### TASK GOAL
Copy each line of the records that contains the word "this".

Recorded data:

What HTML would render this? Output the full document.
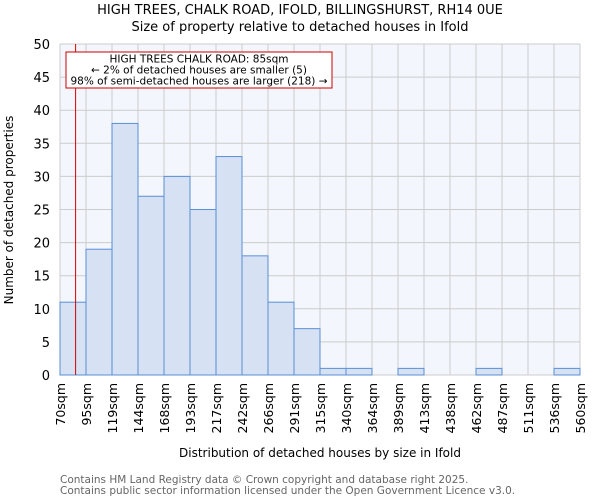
<!DOCTYPE html>
<html><head><meta charset="utf-8"><style>
body{margin:0;background:#fff;font-family:"DejaVu Sans","Liberation Sans",sans-serif;}
svg text{font-family:"DejaVu Sans","Liberation Sans",sans-serif;}
</style></head><body>
<svg id="chart" width="600" height="500">
<text x="300" y="14" text-anchor="middle" font-size="13">HIGH TREES, CHALK ROAD, IFOLD, BILLINGSHURST, RH14 0UE</text>
<text x="300" y="31" text-anchor="middle" font-size="13">Size of property relative to detached houses in Ifold</text>
<rect x="60" y="44" width="520" height="331" fill="#f3f6fc"/>
<g id="grid"></g><g id="bars"></g><g id="axes"></g>
<text transform="translate(13,210) rotate(-90)" text-anchor="middle" font-size="12">Number of detached properties</text>
<text x="320" y="457" text-anchor="middle" font-size="12">Distribution of detached houses by size in Ifold</text>
<text x="60" y="483" font-size="10.5" fill="#666">Contains HM Land Registry data © Crown copyright and database right 2025.</text>
<text x="60" y="494" font-size="10.5" fill="#666">Contains public sector information licensed under the Open Government Licence v3.0.</text>
</svg>
<script>
const binLabels=["70sqm","95sqm","119sqm","144sqm","168sqm","193sqm","217sqm","242sqm","266sqm","291sqm","315sqm","340sqm","364sqm","389sqm","413sqm","438sqm","462sqm","487sqm","511sqm","536sqm","560sqm"];
const binEdges=[70,95,119,144,168,193,217,242,266,291,315,340,364,389,413,438,462,487,511,536,560];
const counts=[11,19,38,27,30,25,33,18,11,7,1,1,0,1,0,0,1,0,0,1];
const yTicks=[0,5,10,15,20,25,30,35,40,45,50];
const propertySize=85;
const NS="http://www.w3.org/2000/svg";
const L=60,R=580,T=44,B=375;
const nb=counts.length;
function xi(i){return L+(R-L)*i/nb;}
function xv(v){let i=0;while(i<binEdges.length-2&&v>binEdges[i+1])i++;return xi(i)+(v-binEdges[i])/(binEdges[i+1]-binEdges[i])*(R-L)/nb;}
function y(v){return B-(B-T)*v/50;}
function mk(p,tag,a){const e=document.createElementNS(NS,tag);for(const k in a)e.setAttribute(k,a[k]);p.appendChild(e);return e;}
const g=document.getElementById('grid'),b=document.getElementById('bars'),ax=document.getElementById('axes');
yTicks.forEach(t=>{const l=mk(g,'line',{x1:L,x2:R,y1:y(t),y2:y(t),stroke:'#cccccc'});


const tx=mk(ax,'text',{x:L-10,y:y(t)+5,'text-anchor':'end','font-size':13});tx.textContent=t;

});
binLabels.forEach((s,i)=>{const l=mk(g,'line',{x1:xi(i),x2:xi(i),y1:T,y2:B,stroke:'#cccccc'});


const tx=mk(ax,'text',{transform:`translate(${xi(i)+5},${B+8}) rotate(-90)`,'text-anchor':'end','font-size':12.5});tx.textContent=s;

});
counts.forEach((c,i)=>{if(c<=0)return;const r=mk(b,'rect',{x:xi(i),y:y(c),width:(R-L)/nb,height:B-y(c),fill:'#d6e1f3',stroke:'#5b8fd6','stroke-width':1});

});
const px=xv(propertySize);
const ml=mk(ax,'line',{x1:px,x2:px,y1:T,y2:B,stroke:'#dd0000','stroke-width':1});


const box=mk(ax,'rect',{x:66,y:52,width:266,height:36,fill:'#fff',stroke:'#cc0000'});


["HIGH TREES CHALK ROAD: 85sqm","← 2% of detached houses are smaller (5)","98% of semi-detached houses are larger (218) →"].forEach((s,i)=>{const t=mk(ax,'text',{x:199,y:62.5+i*11,'text-anchor':'middle','font-size':10.5});t.textContent=s;

});
</script>
</body></html>
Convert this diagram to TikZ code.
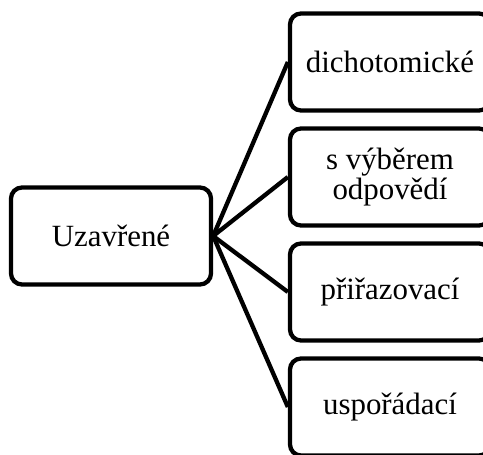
\documentclass[tikz,border=0pt]{standalone}
\usepackage{fontspec}
\setmainfont{Liberation Serif}

\begin{document}
\begin{tikzpicture}[x=1bp, y=-1bp, line width=4.3bp,
    box/.style={draw, rounded corners=11bp, minimum width=200bp, minimum height=97bp,
        inner sep=0pt, align=center, font=\fontsize{31}{31}\selectfont}]
        \clip (0,0) rectangle (483,455);

        % Nodes
        \node (closed) [box] at (111,236) {Uzavřené};
        \node (dich) [box] at (390,62) {dichotomické};
        \node (choice) [box] at (390,177) {s výběrem\\odpovědí};
        \node (match) [box] at (390,292) {přiřazovací};
        \node (order) [box] at (390,407) {uspořádací};

        % Edges
        \draw (closed.east) -- (dich.west);
        \draw (closed.east) -- (choice.west);
        \draw (closed.east) -- (match.west);
        \draw (closed.east) -- (order.west);
    \end{tikzpicture}
\end{document}
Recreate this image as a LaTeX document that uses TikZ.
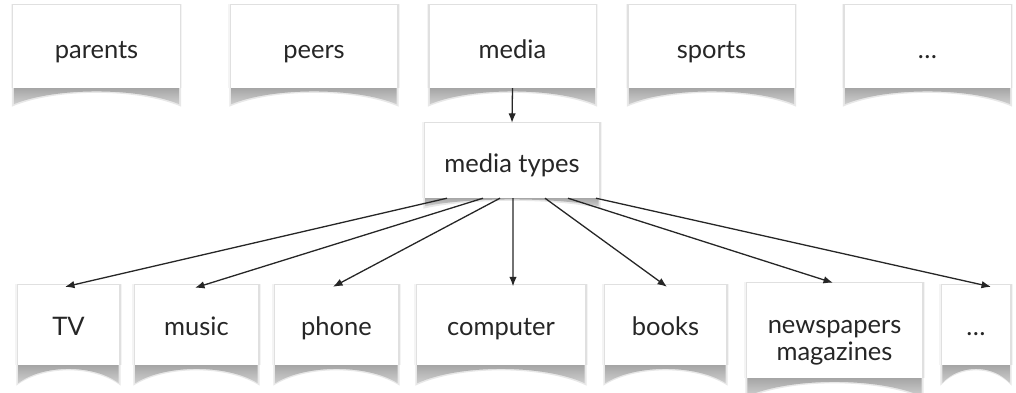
\documentclass[tikz,border=0pt]{standalone}
\usepackage{fontspec}
\setmainfont{Lato}
\usetikzlibrary{arrows.meta,calc}

\definecolor{ink}{HTML}{262626}

\pgfdeclarelayer{shadows}
\pgfsetlayers{shadows,main}

% soft edge around a sheet plus the curled shadow under its lower edge
\newcommand\papershadow[2]{%
  \fill[gray!9]  ([shift={(-2.6bp,1.2bp)}]#1.north west) rectangle ([shift={(2.6bp,0bp)}]#1.south east);
  \fill[gray!24] ([shift={(-1.3bp,0.6bp)}]#1.north west) rectangle ([shift={(1.3bp,0bp)}]#1.south east);
  \fill[gray!18]
    ([xshift=-1.5bp]#1.south west) -- ([xshift=1.5bp]#1.south east)
    -- ([xshift=1.5bp,yshift=-#2bp-2.5bp]#1.south east)
    .. controls ($(#1.south west)!0.75!(#1.south east)+(0,0)$)
           and ($(#1.south west)!0.25!(#1.south east)+(0,0)$)
    .. ([xshift=-1.5bp,yshift=-#2bp-2.5bp]#1.south west) -- cycle;
  \shade[top color=gray!72, bottom color=gray!38]
    ([xshift=0.5bp]#1.south west) -- ([xshift=-0.5bp]#1.south east)
    -- ([xshift=-0.5bp,yshift=-#2bp]#1.south east)
    .. controls ($(#1.south west)!0.75!(#1.south east)+(0,-1)$)
           and ($(#1.south west)!0.25!(#1.south east)+(0,-1)$)
    .. ([xshift=0.5bp,yshift=-#2bp]#1.south west) -- cycle;
}

\begin{document}
\begin{tikzpicture}[x=1bp,y=-1bp,
  paper/.style={fill=white, draw=none, inner sep=0pt, text=ink,
    font=\fontsize{25.5bp}{25bp}\selectfont},
  uprow/.style={paper, minimum width=166bp, minimum height=83bp,
    text height=26bp, text depth=3bp},
  lowrow/.style={paper, minimum height=80bp,
    text height=24bp, text depth=4bp},
  link/.style={draw=ink, line width=1.3bp,
    -{Latex[length=9.5bp,width=7.5bp]}}]

\useasboundingbox (0,0) rectangle (1016,392);

% sources
\node[uprow] (parents) at (96.5,46.5)  {parents};
\node[uprow] (peers)   at (314,46.5)   {peers};
\node[uprow] (media)   at (512.5,46.5) {media};
\node[uprow] (sports)  at (711.5,46.5) {sports};
\node[uprow] (moresrc) at (927.5,46.5) {\dots};

% middle level
\node[paper, minimum width=174bp, minimum height=75bp,
      text height=26bp, text depth=3bp] (types) at (512,160.5) {media types};

% kinds of media
\node[lowrow, minimum width=101bp] (tv)       at (68.5,325)  {TV};
\node[lowrow, minimum width=123bp] (music)    at (196.5,325) {music};
\node[lowrow, minimum width=123bp] (phone)    at (336.5,325) {phone};
\node[lowrow, minimum width=168bp] (computer) at (501,325)   {computer};
\node[lowrow, minimum width=121bp] (books)    at (665.5,325) {books};
\node[paper, minimum width=175bp, minimum height=95bp,
      text height=62bp, text depth=3bp] (press) at (834.5,330.5)
  {\begin{tabular}[b]{@{}c@{}}newspapers\\magazines\end{tabular}};
\node[lowrow, minimum width=68bp] (moretype) at (976,325) {\dots};

\begin{pgfonlayer}{shadows}
  \foreach \n in {parents,peers,media,sports,moresrc}
    {\papershadow{\n}{16}}
  \papershadow{types}{8}
  \foreach \n in {tv,music,phone,computer,books,press,moretype}
    {\papershadow{\n}{18}}
\end{pgfonlayer}

% connectors
\draw[link] (media.south) -- (types.north);
\draw[link] ([xshift=-65bp]types.south) -- ([xshift=-3.5bp,yshift=-2bp]tv.north);
\draw[link] ([xshift=-29bp]types.south) -- ([xshift=-1.5bp,yshift=-3bp]music.north);
\draw[link] ([xshift=-12bp]types.south) -- ([xshift=-3.5bp,yshift=-2bp]phone.north);
\draw[link] ([xshift=1bp]types.south)   -- ([xshift=12bp,yshift=-1.5bp]computer.north);
\draw[link] ([xshift=33bp]types.south)  -- ([xshift=1.5bp,yshift=-2bp]books.north);
\draw[link] ([xshift=56bp]types.south)  -- ([xshift=-1.5bp,yshift=0bp]press.north);
\draw[link] ([xshift=84bp]types.south)  -- ([xshift=15bp,yshift=-2bp]moretype.north);
\end{tikzpicture}
\end{document}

### IN RESPONSE
What HTML would render this? Output the full document.
Convert this diagram to TikZ code.
Recreate this image as a LaTeX document that uses TikZ.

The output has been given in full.